▶ _DATA EXCERPT_:
▬▬▬▬▬▬

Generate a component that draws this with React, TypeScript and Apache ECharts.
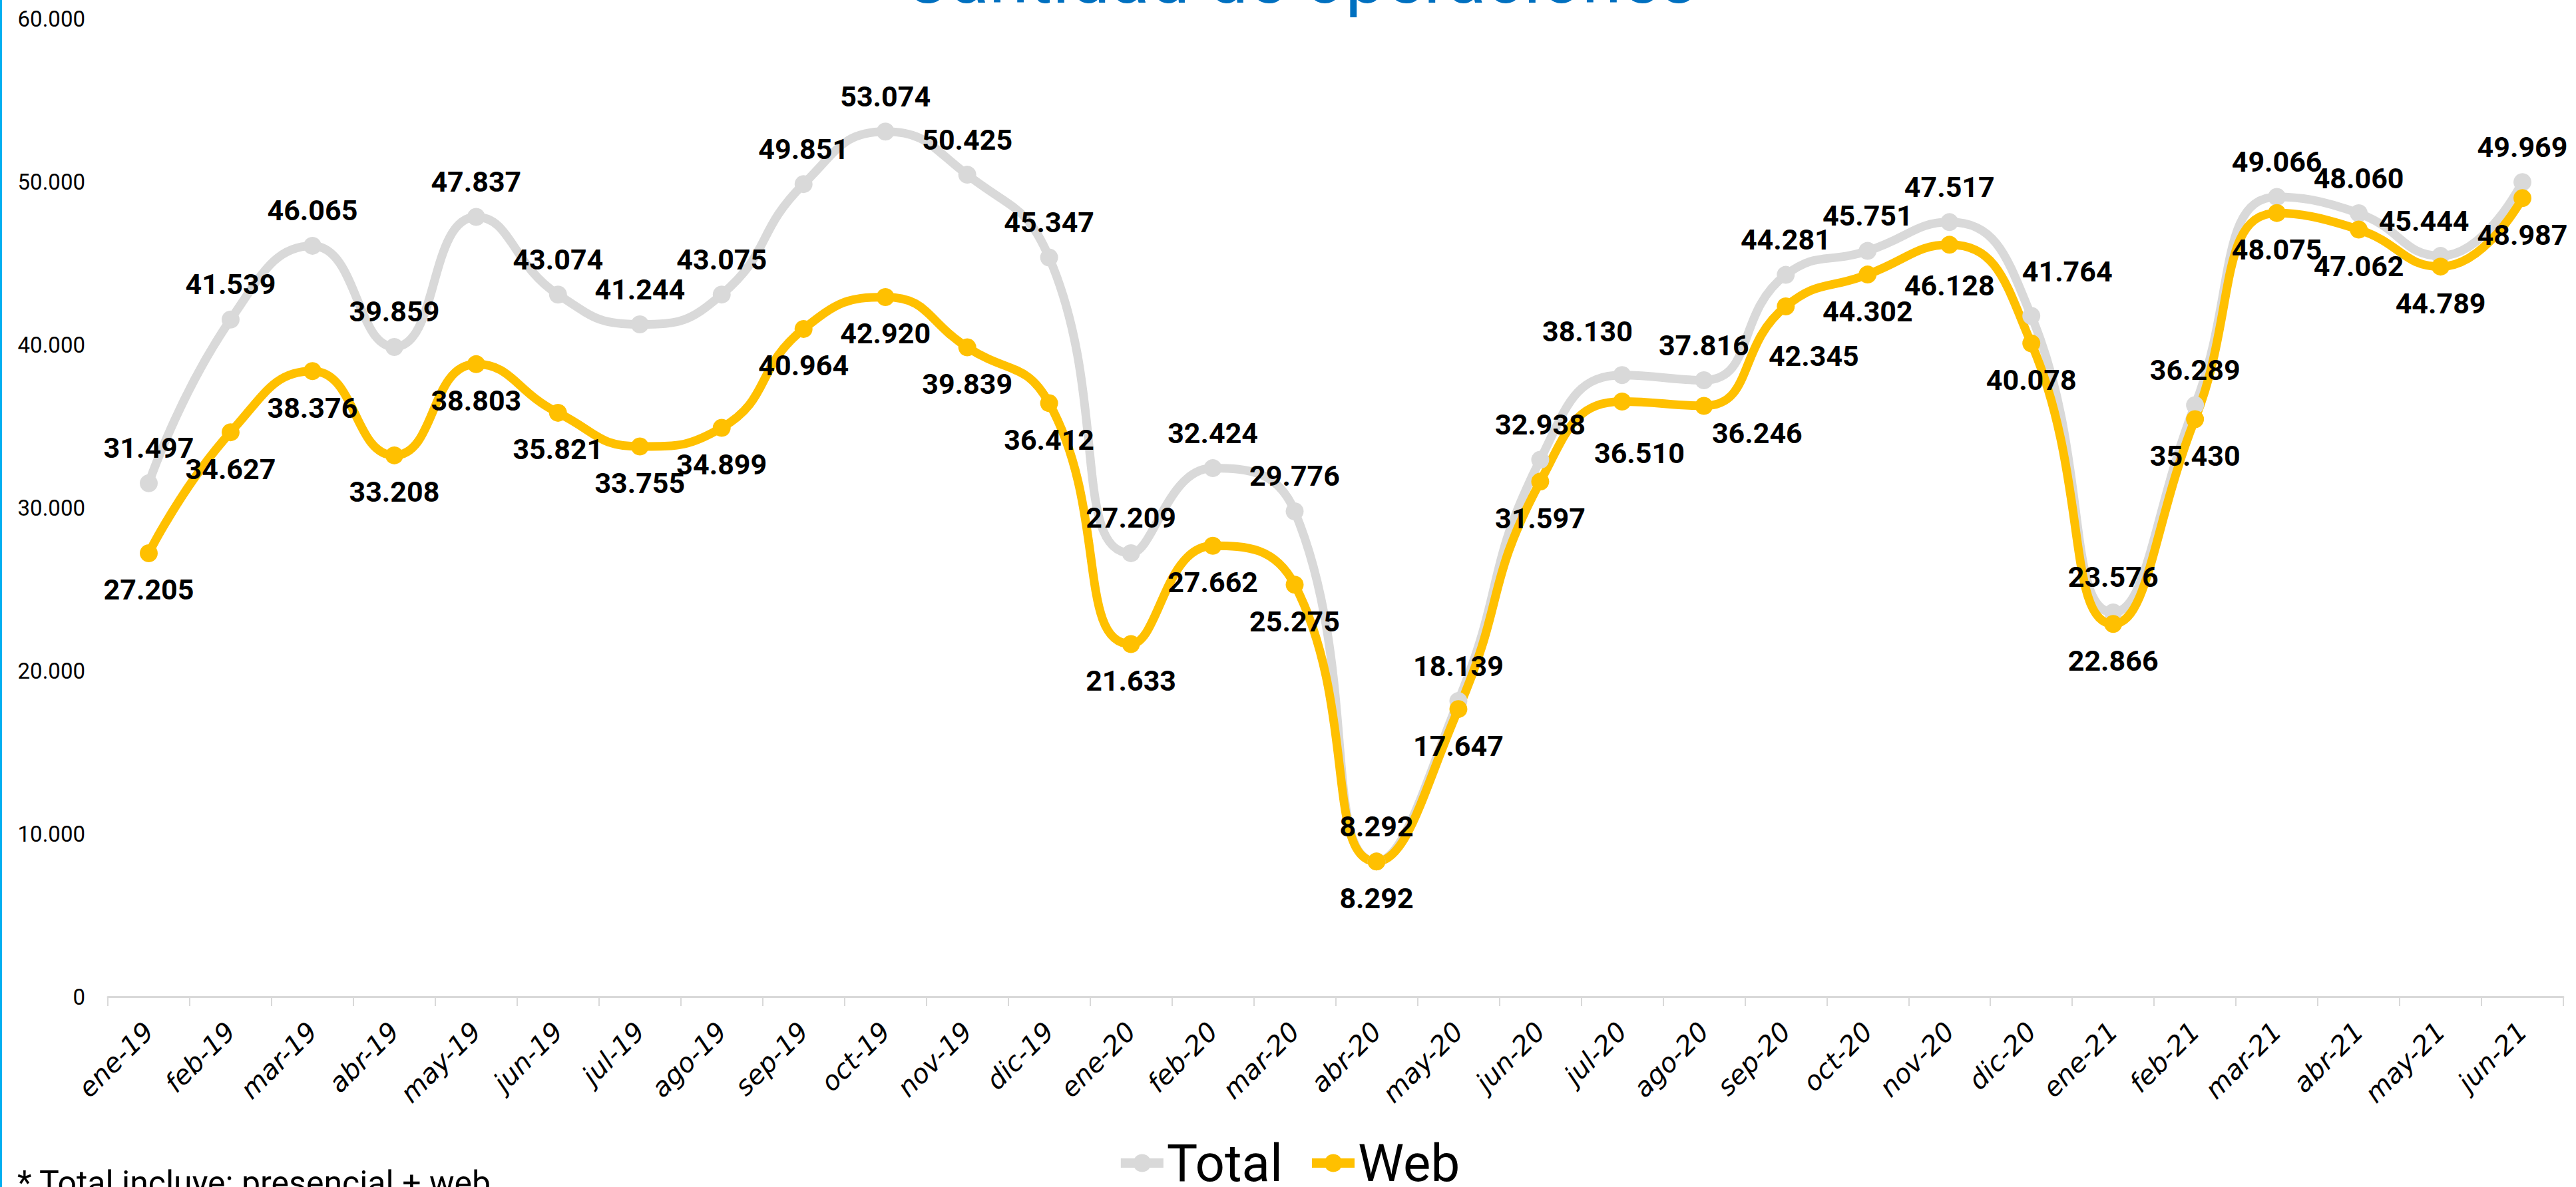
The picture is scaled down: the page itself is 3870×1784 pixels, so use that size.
import React, { useEffect, useRef } from "react";
import * as echarts from "echarts";

const categories = [
  "ene-19", "feb-19", "mar-19", "abr-19", "may-19", "jun-19", "jul-19", "ago-19", "sep-19", "oct-19",
  "nov-19", "dic-19", "ene-20", "feb-20", "mar-20", "abr-20", "may-20", "jun-20", "jul-20", "ago-20",
  "sep-20", "oct-20", "nov-20", "dic-20", "ene-21", "feb-21", "mar-21", "abr-21", "may-21", "jun-21",
];

const totalValues = [
  31497, 41539, 46065, 39859, 47837, 43074, 41244, 43075, 49851, 53074,
  50425, 45347, 27209, 32424, 29776, 8292, 18139, 32938, 38130, 37816,
  44281, 45751, 47517, 41764, 23576, 36289, 49066, 48060, 45444, 49969,
];

const webValues = [
  27205, 34627, 38376, 33208, 38803, 35821, 33755, 34899, 40964, 42920,
  39839, 36412, 21633, 27662, 25275, 8292, 17647, 31597, 36510, 36246,
  42345, 44302, 46128, 40078, 22866, 35430, 48075, 47062, 44789, 48987,
];

const seriesNames = ["Total", "Web"];
const titleText = "Cantidad de operaciones";
const footnoteText = "* Total incluye: presencial + web";

// label nudges (manual label placement in the original), in px
const totalLabelNudge: Record<number, [number, number]> = { 18: [-52, -13], 23: [54, -14], 28: [-25, 0] };
const webLabelNudge: Record<number, [number, number]> = { 18: [26, 22], 19: [80, -14], 20: [42, 19], 22: [0, 6] };

const fmt = (v: number) => String(v).replace(/\B(?=(\d{3})+(?!\d))/g, ".");

const W = 3870;
const H = 1784;

export default function App() {
  const ref = useRef<HTMLDivElement>(null);
  useEffect(() => {
    document.body.style.margin = "0";
    if (!ref.current) return;
    const chart = echarts.init(ref.current, null, { renderer: "svg", width: W, height: H });
    const buildData = (vals: number[], nudge: Record<number, [number, number]>) =>
      vals.map((v, i) => (nudge[i] ? { value: v, label: { offset: nudge[i] } } : v));
    const labelBase = {
      show: true,
      fontFamily: "Roboto",
      fontWeight: "bold",
      fontSize: 43,
      color: "#000",
      formatter: (p: any) => fmt(p.value),
    };
    chart.setOption({
      animation: false,
      backgroundColor: "#fff",
      grid: { left: 162, right: 19, top: 28, bottom: 286, containLabel: false },
      graphic: [
        { type: "rect", shape: { x: 0, y: 0, width: 3, height: H }, style: { fill: "#00B0F0" }, z: 100 },
        {
          type: "text",
          x: 1953,
          y: -33,
          style: {
            text: titleText,
            fill: "#0070C0",
            font: "108px Roboto",
            textAlign: "center",
            textVerticalAlign: "middle",
            align: "center",
            verticalAlign: "middle",
          },
        },
        {
          type: "text",
          x: 26,
          y: 1778,
          style: {
            text: footnoteText,
            fill: "#000",
            font: "50px Roboto",
            textAlign: "left",
            textVerticalAlign: "middle",
            align: "left",
            verticalAlign: "middle",
          },
        },
      ],
      legend: {
        data: seriesNames,
        top: 1704,
        left: "center",
        itemWidth: 64,
        itemHeight: 34,
        itemGap: 37,
        lineStyle: { width: 14 },
        textStyle: { fontFamily: "Roboto", fontSize: 78, color: "#000" },
      },
      xAxis: {
        type: "category",
        data: categories,
        boundaryGap: true,
        axisLine: { show: true, lineStyle: { color: "#D9D9D9", width: 3 } },
        axisTick: { show: true, length: 14, lineStyle: { color: "#D9D9D9", width: 2 } },
        axisLabel: {
          interval: 0,
          rotate: 45,
          margin: 45,
          fontFamily: "DejaVu Sans",
          fontStyle: "italic",
          fontSize: 40,
          color: "#000",
        },
        splitLine: { show: false },
      },
      yAxis: {
        type: "value",
        min: 0,
        max: 60000,
        interval: 10000,
        axisLine: { show: false },
        axisTick: { show: false },
        splitLine: { show: false },
        axisLabel: {
          formatter: (v: number) => fmt(v),
          fontFamily: "Roboto",
          fontSize: 33,
          color: "#000",
          margin: 34,
        },
      },
      series: [
        {
          name: seriesNames[0],
          type: "line",
          smooth: true,
          symbol: "circle",
          symbolSize: 27,
          data: buildData(totalValues, totalLabelNudge),
          lineStyle: { color: "#D9D9D9", width: 13 },
          itemStyle: { color: "#D9D9D9" },
          label: { ...labelBase, position: "top", distance: 18 },
        },
        {
          name: seriesNames[1],
          type: "line",
          smooth: true,
          symbol: "circle",
          symbolSize: 27,
          data: buildData(webValues, webLabelNudge),
          lineStyle: { color: "#FFC000", width: 13 },
          itemStyle: { color: "#FFC000" },
          label: { ...labelBase, position: "bottom", distance: 20 },
        },
      ],
    });
    return () => chart.dispose();
  }, []);
  return <div ref={ref} style={{ width: W, height: H }} />;
}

▬▬▬▬▬▬

▶ _YOUR TASK_:
Identify each line of the material where the word "React" shows up, and copy it.

▶ _RESPONSE_:
Generate a component that draws this with React, TypeScript and Apache ECharts.
import React, { useEffect, useRef } from "react";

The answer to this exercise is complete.